Ces témoignages et d’autres cas portés parfois devant le Tribunal administratif fédéral (seule voie de recours) font douter du strict respect du principe de proportionnalité et de transparence normalement dû aux personnes soumises à ces contrôles.

Recours gagnant d’une femme de ménage

Le cas le plus emblématique porté devant la justice concerne une femme de ménage. Elle a été déclarée comme personne à risque car il est apparu qu’elle avait des dettes et pourrait donc être sujette au chantage ou à la corruption. Dans un arrêt rendu en 2014, le Tribunal administratif fédéral a rétorqué que son accès à des données sensibles n’était pas démontré – elle faisait en fait le ménage dans des locaux de la Confédération pendant les heures de bureaux et devant tout le monde.

Un autre cas a frappé les esprits, mais pour des raisons inverses. L’ancien chef de l’armée Roland Nef n’est resté en poste que quelques mois en 2008 avant d’être poussé vers la sortie moyennant une indemnité de 275’000 francs. Des fuites dans les médias avaient révélé qu’il était sous enquête pénale pour avoir harcelé son ex-compagne. Dans ce cas, le contrôle de sécurité a été critiqué parce qu’il a été réalisé après la nomination et qu’il n’a pas été assez poussé.

Des contrôles trop nombreux

Autre problème: le nombre de contrôles a explosé (70’000 par année) en raison notamment d’une multiplication des fonctions classées comme sensibles. De quoi mettre sous pression le Service des CSP, une petite soixantaine de spécialistes – surtout des psychologues, d’anciens policiers et des juristes. Ils dépendent principalement du Département de la défense (DDPS). Une petite cellule rattachée à la Chancellerie fédérale assure les contrôles les plus délicats, ceux des très hauts cadres de l’administration.
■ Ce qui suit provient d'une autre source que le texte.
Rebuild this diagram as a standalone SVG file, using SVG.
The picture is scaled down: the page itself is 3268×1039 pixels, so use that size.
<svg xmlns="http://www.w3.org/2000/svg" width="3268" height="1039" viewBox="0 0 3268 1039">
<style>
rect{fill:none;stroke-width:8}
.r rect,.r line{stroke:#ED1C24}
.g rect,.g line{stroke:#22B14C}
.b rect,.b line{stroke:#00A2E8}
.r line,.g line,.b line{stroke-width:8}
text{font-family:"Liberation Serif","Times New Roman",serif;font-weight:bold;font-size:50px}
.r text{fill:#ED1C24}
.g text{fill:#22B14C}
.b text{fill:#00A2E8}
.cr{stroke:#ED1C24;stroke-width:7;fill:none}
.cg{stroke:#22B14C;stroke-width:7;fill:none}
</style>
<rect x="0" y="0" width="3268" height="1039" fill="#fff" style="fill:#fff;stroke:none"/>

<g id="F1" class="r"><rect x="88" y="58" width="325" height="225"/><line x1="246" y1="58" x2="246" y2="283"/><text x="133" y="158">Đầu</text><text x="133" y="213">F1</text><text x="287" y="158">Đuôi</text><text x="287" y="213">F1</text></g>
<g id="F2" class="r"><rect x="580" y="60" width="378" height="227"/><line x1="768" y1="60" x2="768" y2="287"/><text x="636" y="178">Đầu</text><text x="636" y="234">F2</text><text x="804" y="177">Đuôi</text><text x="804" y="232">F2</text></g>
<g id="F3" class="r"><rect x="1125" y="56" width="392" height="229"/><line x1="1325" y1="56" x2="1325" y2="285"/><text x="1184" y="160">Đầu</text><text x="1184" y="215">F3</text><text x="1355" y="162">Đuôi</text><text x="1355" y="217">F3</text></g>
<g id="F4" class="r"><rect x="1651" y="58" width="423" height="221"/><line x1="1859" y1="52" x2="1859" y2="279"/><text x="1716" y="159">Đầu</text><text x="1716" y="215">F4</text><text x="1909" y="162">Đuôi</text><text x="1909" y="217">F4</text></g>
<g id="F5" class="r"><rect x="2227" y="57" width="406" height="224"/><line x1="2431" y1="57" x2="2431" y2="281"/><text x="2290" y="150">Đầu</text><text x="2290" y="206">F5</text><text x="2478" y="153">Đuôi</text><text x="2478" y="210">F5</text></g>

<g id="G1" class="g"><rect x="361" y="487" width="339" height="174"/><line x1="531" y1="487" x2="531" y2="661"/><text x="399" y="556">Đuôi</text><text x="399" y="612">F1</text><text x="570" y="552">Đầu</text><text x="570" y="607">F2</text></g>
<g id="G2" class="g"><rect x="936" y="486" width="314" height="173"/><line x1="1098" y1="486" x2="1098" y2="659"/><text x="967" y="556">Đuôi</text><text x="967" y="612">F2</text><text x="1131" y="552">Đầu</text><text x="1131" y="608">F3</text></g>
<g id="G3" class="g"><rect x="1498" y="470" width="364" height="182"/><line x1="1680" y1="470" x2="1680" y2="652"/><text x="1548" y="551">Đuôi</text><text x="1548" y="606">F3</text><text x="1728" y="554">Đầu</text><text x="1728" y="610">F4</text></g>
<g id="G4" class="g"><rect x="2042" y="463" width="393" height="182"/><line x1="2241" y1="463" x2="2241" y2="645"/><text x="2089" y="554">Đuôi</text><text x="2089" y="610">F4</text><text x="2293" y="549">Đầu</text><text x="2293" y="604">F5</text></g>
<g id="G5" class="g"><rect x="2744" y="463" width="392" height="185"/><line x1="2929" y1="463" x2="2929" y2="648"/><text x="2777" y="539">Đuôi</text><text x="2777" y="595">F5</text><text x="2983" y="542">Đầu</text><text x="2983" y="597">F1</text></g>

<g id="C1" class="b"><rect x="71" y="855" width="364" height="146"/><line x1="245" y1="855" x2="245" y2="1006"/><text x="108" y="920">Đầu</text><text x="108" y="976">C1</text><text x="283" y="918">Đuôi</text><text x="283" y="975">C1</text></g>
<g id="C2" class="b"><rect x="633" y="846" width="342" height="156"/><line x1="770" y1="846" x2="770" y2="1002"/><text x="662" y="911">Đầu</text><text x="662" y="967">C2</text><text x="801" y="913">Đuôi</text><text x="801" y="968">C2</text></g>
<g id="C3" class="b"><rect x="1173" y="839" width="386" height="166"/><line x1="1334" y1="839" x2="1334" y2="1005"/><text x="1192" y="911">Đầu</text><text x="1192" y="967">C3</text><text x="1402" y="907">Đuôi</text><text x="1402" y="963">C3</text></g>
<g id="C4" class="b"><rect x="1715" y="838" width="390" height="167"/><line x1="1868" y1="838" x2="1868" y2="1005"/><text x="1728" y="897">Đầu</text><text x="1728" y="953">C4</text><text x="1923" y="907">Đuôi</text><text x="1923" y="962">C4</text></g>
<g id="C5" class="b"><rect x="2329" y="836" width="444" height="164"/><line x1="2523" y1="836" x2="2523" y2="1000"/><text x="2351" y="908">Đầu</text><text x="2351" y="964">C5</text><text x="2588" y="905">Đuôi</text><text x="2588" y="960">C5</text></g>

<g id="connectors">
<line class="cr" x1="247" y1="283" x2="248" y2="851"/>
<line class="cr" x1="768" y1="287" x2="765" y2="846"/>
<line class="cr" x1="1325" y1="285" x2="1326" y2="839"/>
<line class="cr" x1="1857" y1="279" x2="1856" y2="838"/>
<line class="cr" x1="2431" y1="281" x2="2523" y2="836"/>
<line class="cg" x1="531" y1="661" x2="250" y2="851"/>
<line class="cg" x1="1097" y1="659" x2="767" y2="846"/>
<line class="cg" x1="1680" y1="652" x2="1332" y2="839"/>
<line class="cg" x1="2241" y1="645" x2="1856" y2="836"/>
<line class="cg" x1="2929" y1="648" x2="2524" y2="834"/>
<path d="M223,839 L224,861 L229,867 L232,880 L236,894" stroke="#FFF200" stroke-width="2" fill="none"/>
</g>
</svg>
Contrôles qui s’éternisent, dérapages, base légale trop floue: autant de raisons qui ont conduit à engager une réforme. Elle a été initiée en 2014 avec un double objectif: mieux cibler les données sensibles pour réduire le nombre de contrôles et établir des bases légales plus claires.

Un malentendu, selon le Département de la défense

C’est sur ce dernier point que la réforme s’avère délicate. La procédure de consultation révèle certaines craintes, comme l’a confirmé à la RTS le Département fédéral de la défense. La grande question est de savoir si l’intrusion dans la sphère privée ne va pas trop loin? Pour le DDPS, il s’agit avant tout d’un malentendu, qui pourra être corrigé en précisant mieux dans l’ordonnance quels garde-fous existent dans la nouvelle loi sur la sécurité de l’information.
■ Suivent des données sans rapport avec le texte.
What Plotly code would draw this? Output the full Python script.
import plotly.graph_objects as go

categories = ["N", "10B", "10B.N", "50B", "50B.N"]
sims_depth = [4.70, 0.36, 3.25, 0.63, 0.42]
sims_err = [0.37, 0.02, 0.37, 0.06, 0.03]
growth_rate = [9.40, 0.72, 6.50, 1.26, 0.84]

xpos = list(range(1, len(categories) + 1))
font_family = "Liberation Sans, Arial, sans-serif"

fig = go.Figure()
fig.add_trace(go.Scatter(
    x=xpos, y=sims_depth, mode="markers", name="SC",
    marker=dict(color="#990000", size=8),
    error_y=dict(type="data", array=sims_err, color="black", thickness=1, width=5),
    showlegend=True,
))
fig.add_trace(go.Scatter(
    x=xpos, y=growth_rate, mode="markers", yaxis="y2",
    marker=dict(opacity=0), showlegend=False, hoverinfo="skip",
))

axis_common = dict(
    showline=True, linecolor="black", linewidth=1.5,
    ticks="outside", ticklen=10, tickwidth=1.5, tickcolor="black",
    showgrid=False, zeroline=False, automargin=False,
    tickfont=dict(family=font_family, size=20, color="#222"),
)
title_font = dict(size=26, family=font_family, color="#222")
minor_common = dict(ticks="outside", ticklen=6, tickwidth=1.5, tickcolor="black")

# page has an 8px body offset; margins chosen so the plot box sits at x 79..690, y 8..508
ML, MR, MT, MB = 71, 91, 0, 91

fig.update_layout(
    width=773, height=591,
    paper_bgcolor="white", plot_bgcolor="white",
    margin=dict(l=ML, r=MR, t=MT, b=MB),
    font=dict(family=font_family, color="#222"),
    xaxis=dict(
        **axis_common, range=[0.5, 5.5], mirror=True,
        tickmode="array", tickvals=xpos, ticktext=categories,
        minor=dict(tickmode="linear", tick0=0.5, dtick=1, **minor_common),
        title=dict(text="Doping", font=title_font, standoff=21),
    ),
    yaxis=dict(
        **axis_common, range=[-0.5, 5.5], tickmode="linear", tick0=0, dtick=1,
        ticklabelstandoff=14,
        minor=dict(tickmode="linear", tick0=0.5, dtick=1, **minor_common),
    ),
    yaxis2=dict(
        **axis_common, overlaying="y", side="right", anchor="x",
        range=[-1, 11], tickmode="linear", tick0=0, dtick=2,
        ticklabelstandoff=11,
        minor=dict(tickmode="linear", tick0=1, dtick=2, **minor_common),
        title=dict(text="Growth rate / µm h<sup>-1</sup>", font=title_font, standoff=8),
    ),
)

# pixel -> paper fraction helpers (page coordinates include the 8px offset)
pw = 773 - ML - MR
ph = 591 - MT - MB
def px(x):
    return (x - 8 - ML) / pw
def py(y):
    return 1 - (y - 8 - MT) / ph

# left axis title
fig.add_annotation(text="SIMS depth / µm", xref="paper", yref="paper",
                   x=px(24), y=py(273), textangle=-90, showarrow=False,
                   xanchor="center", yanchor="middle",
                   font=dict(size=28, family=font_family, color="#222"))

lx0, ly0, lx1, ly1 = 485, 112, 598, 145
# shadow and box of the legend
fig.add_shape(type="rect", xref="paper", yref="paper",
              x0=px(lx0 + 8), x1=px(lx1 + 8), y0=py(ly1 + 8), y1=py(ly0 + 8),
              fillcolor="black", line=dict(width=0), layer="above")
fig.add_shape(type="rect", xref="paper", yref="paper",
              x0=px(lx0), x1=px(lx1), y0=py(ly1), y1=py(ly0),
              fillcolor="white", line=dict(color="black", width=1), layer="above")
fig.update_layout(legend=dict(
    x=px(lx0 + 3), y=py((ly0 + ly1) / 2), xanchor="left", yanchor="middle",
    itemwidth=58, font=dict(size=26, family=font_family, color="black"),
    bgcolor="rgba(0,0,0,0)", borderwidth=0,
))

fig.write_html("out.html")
Selon le DDPS, la longue liste des données est publiée principalement comme un gage de transparence. Et, surtout, les questions les plus sensibles ne doivent être abordées que dans un très petit nombre de cas. « Toutes ces questions sont posées uniquement à un nombre restreint de personnes qui exercent des fonctions particulièrement sensibles. Donc ça ne concerne pas les recrues par exemple », a expliqué au micro de La Matinale Gionata Carmine.

Consentement éclairé

Le chef de service insiste aussi sur le consentement éclairé que doit donner la personne. Et il garantit qu’aucune enquête secrète ne peut être menée. « On ne va pas filer les gens. On n’a pas les moyens de le faire et on n’a pas la base légale. Toutes les données qui nous sont transmises le sont soit dans le cadre de l’audition, soit elles sont déjà inscrites dans les différents registres auxquels on a accès, comme le casier judiciaire », développe Gionata Carmine. Il peut même arriver que l’accès aux comptes bancaires soit demandé.

Reste à savoir comment se passe et se justifie la partie la plus délicate des auditions et des enquêtes quand elles concernent la sphère intime. Un initié résume le malaise: « Si vous avouez que vous surfez sur des sites porno, vous passez pour un pervers à surveiller. Si vous répondez que vous ne le faites pas, vous passez pour un menteur ».

Vérifier si l’orientation sexuelle est assumée

Gionata Carmine reconnaît que les questions sur la sexualité sont délicates à aborder, mais il affirme qu’en général cela ne pose pas de problèmes si c’est bien expliqué et encadré. « Il n’est pas question pour notre service de porter un jugement sur l’orientation sexuelle d’une personne, mais bien d’exclure que cette personne puisse être mise sous pression, avec un danger de chantage en lien éventuellement avec ses orientations sexuelles. Donc la personne qui assume son orientation ou ses pratiques sexuelles n’est pas une personne qui représente un risque », explique le responsable.

Le dernier mot va revenir aux Commissions de sécurité du Parlement avant la mise en vigueur du nouveau cadre légal prévu pour l’été prochain. Des élus de droite comme de gauche nous ont indiqué vouloir exiger des limites très claires. Il va sans doute encore falloir préciser et justifier davantage les cas où les atteintes à la sphère privée sont autorisées au nom de la sauvegarde des intérêts supérieurs du pays.